In my desperate attempt to learn more about the disease, I scouted for all information I could find, just like I did for her prior diagnosis. At this stage, I was shocked to realize that Neil Armstrong’s daughter died of the same condition in 1962. And unfortunately, there are no significant developments to help the patients since then. It was puzzling to me on that for both diseases, the improvements were slow to develop. Even more frustrating was the disparity of treatment options and diagnostic procedures across countries.

With an ailing heart and constant prayers, in June 2020, we started one and half month of radiotherapy sessions for Sreya. Each radiotherapy session involved her being tightly screwed onto a table while she was subjected to high doses of radiation to kill cancer cells and shrink the tumour. While she underwent the treatment, she was also administered a heavy dose of steroids. The treatment and steroids had strong side-effects. Nonetheless, she persevered. She fought hard and rose like a phoenix.

By August, she was her happy, bubbly self again. She found new passions and interests. She adjusted to her ‘new normal’, with no help at all. COVID and her own health created limitations for her, but she didn’t need any guidance on how to work around them. Her ordeals didn’t break her spirit. She restarted classes in her second term, made sure she earnestly did all her assignments and exams like a regular kid, without complaining. Remarkably, her classmates and friends also exhibited unusual patience and compassion. Particularly, the kids amazed me with their willingness to include her in everything. Her difficulties, her speed or her continued absence didn’t affect them at all. They proved that being inclusive only requires an unconditional willingness to help and be patient. Her teachers were extremely kind and supportive. Their encouragement and motivation lifted her morale and spirit. Her classes gave her the normalcy she had been yearning for during the treatment.

Sreya’s response to her multiple and continuous health issues showed the importance of embracing change and making the most of everything that comes our way. Work hard to change or overcome the hurdles that come. But when that doesn’t happen, adopt a different formula. Adapt! Adapt and pave new paths, find new interests and happiness. Resilience is not necessarily in one’s ability to smile when the adversities come. Rather, it is in one’s ability to rise from the ashes.

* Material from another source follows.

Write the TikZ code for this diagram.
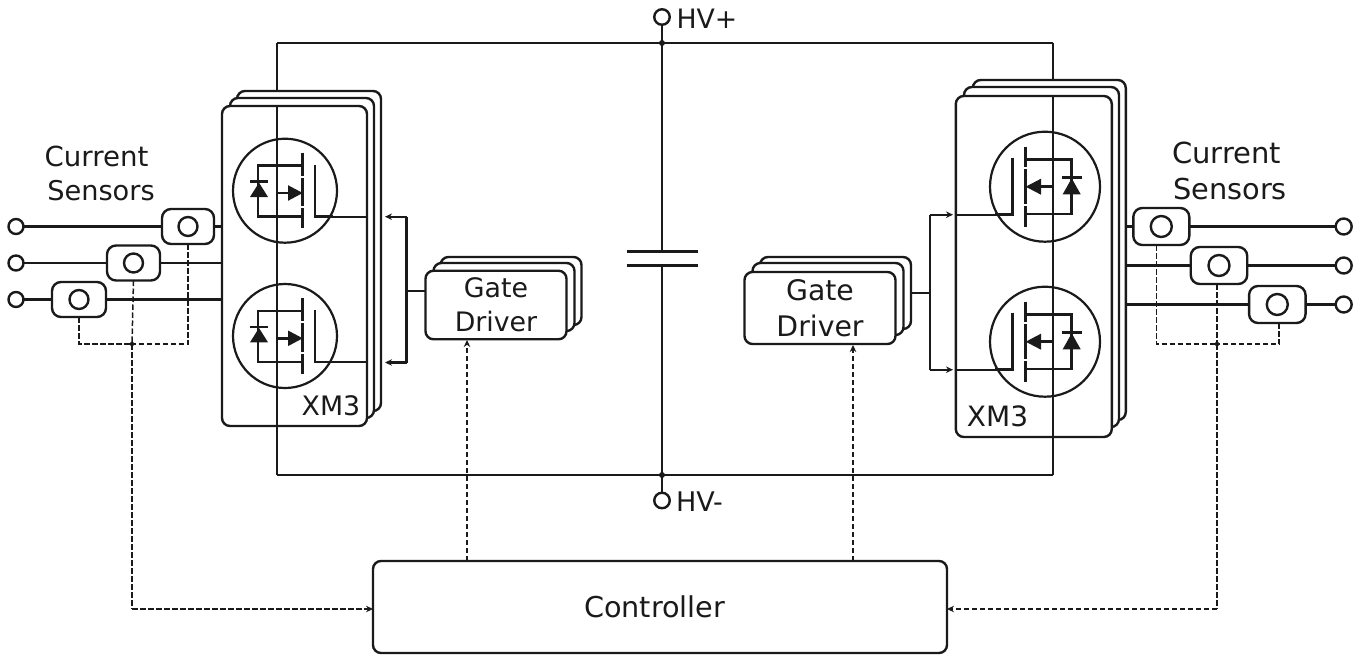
\documentclass[tikz,border=0pt]{standalone}
\usepackage{fontspec}
\setmainfont{DejaVu Sans}
\usetikzlibrary{arrows.meta}
\definecolor{ink}{HTML}{1A1A1A}
\tikzset{
  wire/.style={draw=ink,line width=2.8pt},
  thinwire/.style={draw=ink,line width=2.2pt},
  sig/.style={draw=ink,line width=1.5pt,dash pattern=on 5.5pt off 2.5pt},
  tip/.style={-{Stealth[length=7pt,width=6.5pt]}},
  box/.style={draw=ink,fill=white,line width=2.4pt,rounded corners=8pt,inner sep=0pt,outer sep=0pt},
  sensor/.style={box,rounded corners=9pt},
  disc/.style={circle,draw=ink,fill=white,line width=2.4pt,inner sep=0pt,outer sep=0pt,minimum size=#1},
  dot/.style={circle,fill=ink,inner sep=0pt,minimum size=6pt},
  lab/.style={anchor=base,text=ink,inner sep=0pt,font=\fontsize{#1}{#1}\selectfont},
  pics/mosL/.style={code={
    \draw[thinwire] (0,0) circle (52);
    \draw[wire] (-8,-25) -- (17.7,-25) (-8,-25) -- (-27,-25) -- (-27,26) -- (17.7,26);
    \draw[wire] (17.7,-38) -- (17.7,-15) (17.7,-13) -- (17.7,15.5) (17.7,17.5) -- (17.7,37.5);
    \draw[wire] (30,-25.7) -- (30,26) -- (48,26);
    \draw[wire] (-35,-9) -- (-17,-9);
    \fill[ink] (-26,-8) -- (-35,6.3) -- (-17,6.3) -- cycle;
    \draw[wire] (-8,2.3) -- (5,2.3);
    \fill[ink] (17.7,2.3) -- (3,-5.5) -- (3,10.1) -- cycle;
  }},
  pics/mosR/.style={code={
    \draw[thinwire] (0,0) circle (55);
    \draw[wire] (8,-27.4) -- (-19.3,-27.4) (8,-27.4) -- (26.7,-27.4) -- (26.7,27.3) -- (-19.3,27.3);
    \draw[wire] (-19.3,-40) -- (-19.3,-19.5) (-19.3,-17.5) -- (-19.3,17.5) (-19.3,19.5) -- (-19.3,40);
    \draw[wire] (-32.7,-29) -- (-32.7,28) -- (-50,28);
    \draw[wire] (17.3,-9.4) -- (36.7,-9.4);
    \fill[ink] (26.7,-8.4) -- (17.7,7.6) -- (35.7,7.6) -- cycle;
    \draw[wire] (8,0) -- (-6,0);
    \fill[ink] (-19.3,0) -- (-4,-8) -- (-4,8) -- cycle;
  }}
}
\begin{document}
\begin{tikzpicture}[x=1pt,y=-1pt]
\useasboundingbox (0,0) rectangle (1364,656);
% named junctions
\coordinate (jt) at (662,43);
\coordinate (jb) at (662,475);
\coordinate (tl) at (277,43);
\coordinate (tr) at (1053,43);
\coordinate (bl) at (277,475);
\coordinate (br) at (1053,475);
% rails (behind the modules)
\draw[wire] (tl) -- (tr);
\draw[wire] (bl) -- (br);
\draw[wire] (tl) -- (bl);
\draw[wire] (tr) -- (br);
% left module stack
\node[box,minimum width=144pt,minimum height=320pt] (m1c) at (309,251) {};
\node[box,minimum width=144pt,minimum height=320pt] (m1b) at (302,258) {};
\node[box,minimum width=145pt,minimum height=320pt] (m1)  at (294.5,266) {};
% right module stack
\node[box,minimum width=153pt,minimum height=340pt] (m2c) at (1049.3,250) {};
\node[box,minimum width=155pt,minimum height=340pt] (m2b) at (1041.5,257) {};
\node[box,minimum width=156pt,minimum height=341pt] (m2)  at (1033.8,266.5) {};
% rail pieces inside / below front modules
\draw[wire] (m1.north -| tl) -- (m1.south -| tl);
\draw[wire] (m2.north -| tr) -- (m2.south -| tr);
\draw[wire] (m1.south -| tl) -- (bl);
\draw[wire] (m2.south -| tr) -- (br);
% MOSFETs
\path (285,190.7) pic {mosL};
\path (285,336) pic {mosL};
\path (1045,186.7) pic {mosR};
\path (1045,341.7) pic {mosR};
\draw[thinwire] (m1.east |- 0,216.7) -- (333,216.7);
\draw[thinwire] (m1.east |- 0,362) -- (333,362);
\draw[thinwire] (m2.west |- 0,214.7) -- (995,214.7);
\draw[thinwire] (m2.west |- 0,369.7) -- (995,369.7);
% Gate drivers
\node[box,minimum width=141pt,minimum height=68pt] (g1c) at (511,291) {};
\node[box,minimum width=141pt,minimum height=68pt] (g1b) at (504,297) {};
\node[box,minimum width=141pt,minimum height=68.5pt,align=center,text=ink,font=\fontsize{26.8}{34}\selectfont] (g1) at (496,305) {Gate\\Driver};
\node[box,minimum width=151pt,minimum height=72pt] (g2c) at (835.5,293) {};
\node[box,minimum width=151pt,minimum height=72pt] (g2b) at (828,299) {};
\node[box,minimum width=151pt,minimum height=72pt,align=center,text=ink,font=\fontsize{28.3}{36}\selectfont] (g2) at (820,308) {Gate\\Driver};
% gate brackets
\coordinate (b1t) at (406.5,216.7);
\coordinate (b1b) at (406.5,362.5);
\coordinate (b1m) at (406.5,290.7);
\coordinate (b1at) at (385,216.7);
\coordinate (b1ab) at (385,362.5);
\draw[thinwire,tip] (b1t) -- (b1at);
\draw[thinwire,tip] (b1b) -- (b1ab);
\draw[wire] (b1t) -- (b1b);
\draw[thinwire] (b1m) -- (b1m -| g1.west);
\coordinate (b2t) at (930,214.7);
\coordinate (b2b) at (930,369.7);
\coordinate (b2m) at (930,292.7);
\coordinate (b2at) at (953,214.7);
\coordinate (b2ab) at (953,369.7);
\draw[thinwire,tip] (b2t) -- (b2at);
\draw[thinwire,tip] (b2b) -- (b2ab);
\draw[wire] (b2t) -- (b2b);
\draw[thinwire] (b2m) -- (b2m -| g2c.east);
% centre bus and capacitor
\node[disc=15.5pt] (hvp) at (662,17) {};
\node[disc=15.5pt] (hvm) at (662,500.5) {};
\coordinate (c1) at (662,251.7);
\coordinate (c2) at (662,265.7);
\draw[wire] (hvp) -- (c1);
\draw[wire] (c2) -- (hvm);
\draw[wire] (626.5,251.7) -- (698,251.7);
\draw[wire] (626.5,265.7) -- (698,265.7);
\node[dot] at (jt) {};
\node[dot] at (jb) {};
\node[lab=26.7] at (707,28) {HV+};
\node[lab=27] at (699.5,511) {HV-};
% controller
\node[box,minimum width=574pt,minimum height=92pt,text=ink,font=\fontsize{28.7}{28.7}\selectfont] (ctl) at (660,607) {Controller\kern10.6pt};
% left sensors
\node[sensor,minimum width=52pt,minimum height=35pt] (s1) at (188,226.5) {};
\node[sensor,minimum width=53pt,minimum height=35pt] (s2) at (133.5,263) {};
\node[sensor,minimum width=54pt,minimum height=35pt] (s3) at (79,299.5) {};
\node[disc=19pt] (s1i) at (s1) {};
\node[disc=19pt] (s2i) at (s2) {};
\node[disc=19pt] (s3i) at (s3) {};
\node[disc=15pt] (t1) at (16,226.5) {};
\node[disc=15pt] (t2) at (16,263) {};
\node[disc=15pt] (t3) at (16,299.5) {};
\draw[wire] (t1) -- (s1);
\draw[wire] (t2) -- (s2);
\draw[wire] (t3) -- (s3);
\draw[wire] (s1) -- (s1 -| m1.west);
\draw[wire] (s2) -- (s2 -| m1.west);
\draw[wire] (s3) -- (s3 -| m1.west);
\coordinate (d1) at (132,344);
\draw[sig] (s3.south) |- (d1);
\draw[sig] (s1.south) |- (d1);
\coordinate (c1l) at (132,609);
\draw[sig] (s2.south) -- (d1);
\draw[sig] (d1) -- (c1l);
\draw[sig,tip] (c1l) -- (c1l -| ctl.west);
\node[dot,minimum size=4.5pt] at (d1) {};
\node[lab=27.6] at (96.5,166.7) {Current};
\node[lab=27.2] at (101,200) {Sensors};
% right sensors
\node[sensor,minimum width=56pt,minimum height=37pt] (r1) at (1161.3,226.5) {};
\node[sensor,minimum width=56.5pt,minimum height=37pt] (r2) at (1219,265.5) {};
\node[sensor,minimum width=56.5pt,minimum height=37pt] (r3) at (1277.3,304.5) {};
\node[disc=21pt] (r1i) at (r1) {};
\node[disc=21pt] (r2i) at (r2) {};
\node[disc=21pt] (r3i) at (r3) {};
\node[disc=16pt] (u1) at (1343.7,226.5) {};
\node[disc=16pt] (u2) at (1343.7,265.5) {};
\node[disc=16pt] (u3) at (1343.7,304.5) {};
\draw[wire] (u1) -- (r1);
\draw[wire] (u2) -- (r2);
\draw[wire] (u3) -- (r3);
\draw[wire] (r1) -- (r1 -| m2c.east);
\draw[wire] (r2) -- (r2 -| m2c.east);
\draw[wire] (r3) -- (r3 -| m2c.east);
\coordinate (d2) at (1217,344);
\coordinate (d2a) at (1156.7,245);
\coordinate (d2b) at (1279,323);
\coordinate (d2c) at (1217,284);
\draw[sig] (d2a) |- (d2);
\draw[sig] (d2b) |- (d2);
\draw[sig] (d2c) -- (d2);
\coordinate (c2r) at (1217,609);
\draw[sig] (d2) -- (c2r);
\draw[sig,tip] (c2r) -- (c2r -| ctl.east);
\node[dot,minimum size=4.5pt] at (d2) {};
\node[lab=29] at (1226.5,163) {Current};
\node[lab=28.8] at (1230,199) {Sensors};
% XM3 labels
\node[lab=26.8] at (331,415) {XM3};
\node[lab=28] at (997.5,426) {XM3};
% controller to drivers
\coordinate (g1a) at (467,340);
\coordinate (g2a) at (853,345);
\draw[sig,tip] (g1a |- ctl.north) -- (g1a);
\draw[sig,tip] (g2a |- ctl.north) -- (g2a);
\end{tikzpicture}
\end{document}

Everyone around us started to forget about her health issues because of how she conducted herself through it all. When the symptoms returned, the things changed quickly and steadily. Unfortunately, at this stage there was nothing anyone could do to halt or slow it down. We were helpless spectators to her pains and sufferings. Still, through it all, she didn’t complain. She didn’t spend her days in distress, rather she tried to be content with what she could have - sleepovers, outings to all her favourite restaurants, Among Us sessions with her cousins and cooking with her Dad. She was bedridden for three weeks. All that while, she could neither cry nor smile. Yet, she always answered with a thumbs-up for everything. Finally, on August 25, 2021, after a heart-wrenching and painful journey, she left me – forever.

During those final few months of her life, I rediscovered that the beauty of life is not in the big achievements, but in the small things. The challenges that life poses before us and our attitude towards them make our life remarkable journey. To be able to sleep, eat, walk, talk, laugh and even cry are blessings that we take for granted. Yet, these small things breathe life into us and make it possible for us to experience the beauty of the world.

Sreya will always be my angel, who changed the way I approach my troubles and pains. Her life changed the way I and the many who interacted with her, perceive life. Sreya graciously smiled and fought a difficult battle with dignity. She truly chose to be a Superhero instead of a damsel in distress. She will forever live on in our hearts.